Members of the National Education Union from the college chose to support the national strike on Wednesday morning, which took place from 7.30am until 9.30am.

The school remained opened as normal during the strike.

A spokesperson on behalf of the strikers said: "They hope to draw attention to the £760 per student deficit in funding for those attending Sixth Form Colleges against the higher funding per student studying GCSEs at school.

"Education at this age is compulsory and gives young people the skills and knowledge to progress into employment, apprenticeships and university degrees.

"The ongoing reduction in real time funding of 22 per cent since 2010/11 means that colleges are being asked to cut back on those features that are hallmarks of the sector by dropping extracurricular activities, student support services and minority subjects such as modern foreign languages while maintaining the excellence reputation that state funded colleges such as Richard Huish College have earned.

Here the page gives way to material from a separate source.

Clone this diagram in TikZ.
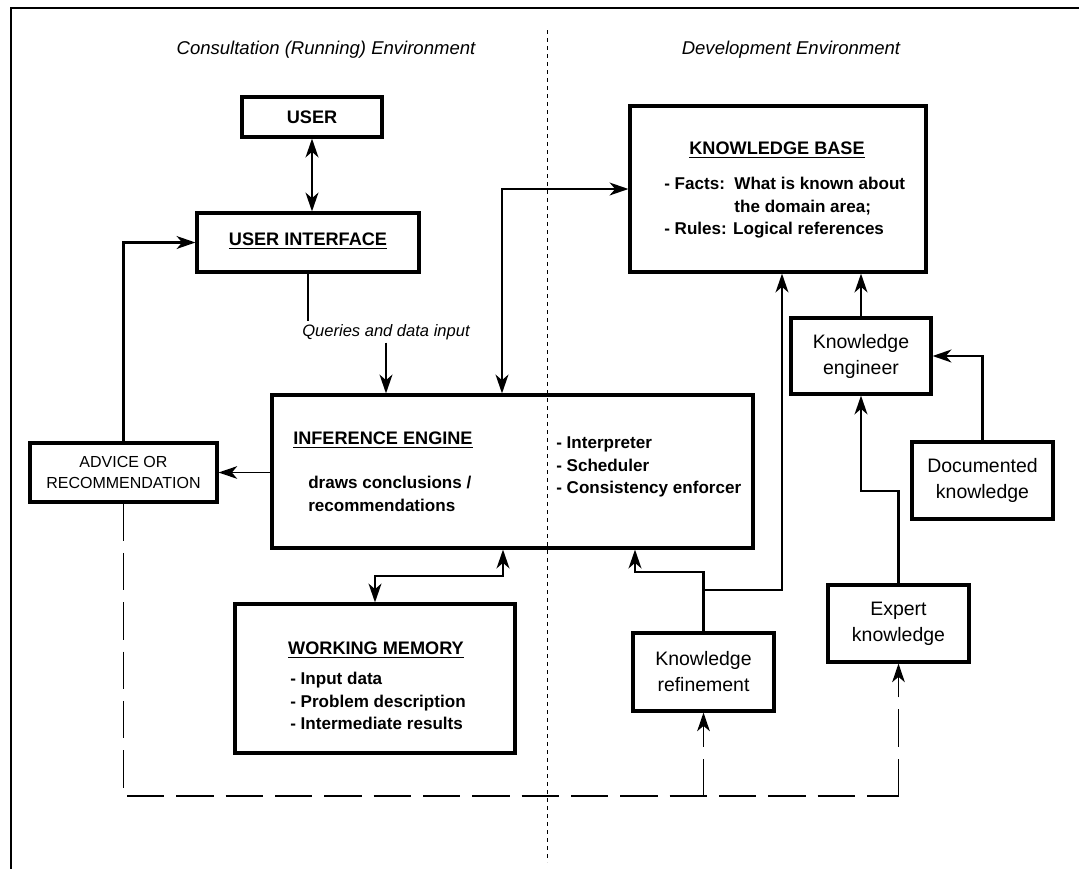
\documentclass[tikz,border=0pt]{standalone}
\usepackage{fontspec}
\setmainfont{Liberation Sans}
\usetikzlibrary{arrows.meta,fit}

% bold heading with a heavy underline
\newcommand{\hd}[1]{\setbox0=\hbox{#1}\rlap{\rule[-2.6pt]{\wd0}{1.1pt}}\box0}

\begin{document}
\begin{tikzpicture}[x=0.75pt,y=-0.75pt,
  >={Stealth[length=14pt,width=9.5pt,inset=4pt]},
  box/.style={draw, line width=2.3pt, inner sep=0pt},
  hdr/.style={inner sep=0pt, font=\fontsize{13.6}{16}\selectfont\bfseries},
  body/.style={inner sep=0pt, align=left, font=\fontsize{12.8}{16.9}\selectfont\bfseries},
  small/.style={inner sep=0pt, align=center, font=\fontsize{14.6}{19.5}\selectfont},
  title/.style={font=\fontsize{13.9}{16}\selectfont\itshape},
  conn/.style={line width=2.2pt},
  thin/.style={line width=1pt},
  dsh/.style={line width=0.9pt, dash pattern=on 28pt off 9pt},
]
\useasboundingbox (0,0) rectangle (1079,869);

% frame and the divider between the two environments
\draw[line width=1.9pt] (1079,8) -- (11,8) -- (11,869);
\draw[line width=0.7pt, dash pattern=on 3pt off 3pt] (547,30) -- (547,862);

\node[title] (tcons) at (326,50) {Consultation (Running) Environment};
\node[title] (tdev) at (791,50) {Development Environment};

% boxes
\node[box, fit={(242,97)(382,137)}] (user) {};
\node[box, fit={(197,213)(419,272)}] (ui) {};
\node[box, fit={(272,395)(753,548)}] (ie) {};
\node[box, fit={(630,106)(926,272)}] (kb) {};
\node[box, fit={(235,604)(515,753)}] (wm) {};
\node[box, fit={(30,443)(217,502)}] (adv) {};
\node[box, fit={(791,318)(931,394)}] (ke) {};
\node[box, fit={(912,442)(1053,519)}] (dk) {};
\node[box, fit={(828,585)(969,662)}] (ek) {};
\node[box, fit={(633,633)(774,711)}] (kr) {};

% box texts
\node[hdr] (usert) at (user.center) {USER};
\node[hdr] (uit) at ([yshift=1pt]ui.center) {\hd{USER INTERFACE}};
\node[inner sep=0pt, align=center, font=\fontsize{12}{15.75}\selectfont]
  (advt) at (adv.center) {ADVICE OR\\RECOMMENDATION};
\node[small] (ket) at (ke.center) {Knowledge\\engineer};
\node[small] (dkt) at (dk.center) {Documented\\knowledge};
\node[small] (ekt) at (ek.center) {Expert\\knowledge};
\node[small] (krt) at (kr.center) {Knowledge\\refinement};

\node[hdr, anchor=west] (iet) at (293,440) {\hd{INFERENCE ENGINE}};
\node[body, anchor=west] (ied) at (308,494) {draws conclusions /\\recommendations};
\node[body, anchor=west] (iel) at (556,467) {- Interpreter\\- Scheduler\\- Consistency enforcer};
\node[hdr] (kbt) at (777,150) {\hd{KNOWLEDGE BASE}};
\node[body, anchor=west] (kbl) at (664,208)
  {- Facts:\ \ What is known about\\\phantom{- Facts:\ \ }the domain area;\\- Rules: Logical references};
\node[hdr] (wmt) at (376,650) {\hd{WORKING MEMORY}};
\node[body, anchor=west] (wml) at (290,701) {- Input data\\- Problem description\\- Intermediate results};

\node[inner sep=2pt, font=\fontsize{12.4}{14}\selectfont\itshape] (q) at (386,332) {Queries and data input};

% bend points
\coordinate (j1) at (502,188);
\coordinate (j2) at (503,576);
\coordinate (j3) at (703,572);
\coordinate (j4) at (635,572);
\coordinate (j5) at (782,590);
\coordinate (j6) at (861,491);
\coordinate (d1) at (123,796);

% connectors
\draw[conn,<->] (user.south) -- (user.south |- ui.north);
\draw[conn,->] (adv.north) |- (ui.west);
\draw[conn] (ui.south) -- (ui.south |- q.north);
\draw[conn,->] (q.south) -- (q.south |- ie.north);
\draw[conn,<->] (ie.north -| j1) |- (kb.west);
\draw[thin,->] (ie.west |- adv.east) -- (adv.east);
\draw[conn,<->] (wm.north) |- (j2) -- (ie.south -| j2);
\draw[conn,->] (kr.north) -- (kr.north |- j3) -- (j4) -- (ie.south -| j4);
\draw[conn,->] (kr.north |- j5) -- (j5) -- (kb.south -| j5);
\draw[conn,->] (ke.north) -- (kb.south -| ke.north);
\draw[conn,->] (dk.north) |- (ke.east);
\draw[conn,->] (ek.north) |- (j6) -- (ke.south);

% feedback path
\draw[dsh] (adv.south) -- (adv.south |- d1) -- (ek.south |- d1);
\draw[dsh,->] (kr.south |- d1) -- (kr.south);
\draw[dsh,->] (ek.south |- d1) -- (ek.south);
\end{tikzpicture}
\end{document}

"The number of sixth form colleges has fallen by 50 per cent since 1992, and the number of teachers has declined significantly. This is putting great pressure on everyone working in these colleges, who are now pressing the Government to provide £700 million to fill this gap in funding."

A spokesperson for the college said: "The dispute is between the NEU and the Secretary of State for Education and is in relation to the funding, pay, working conditions and security of employment of NEU members in the sixth form college sector. The recent Department for Education announcement of additional funding available for next academic year is most welcome however there is a necessity for further funding for Sixth Form Colleges in order to address the disparity in funding levels between sixth form colleges and schools."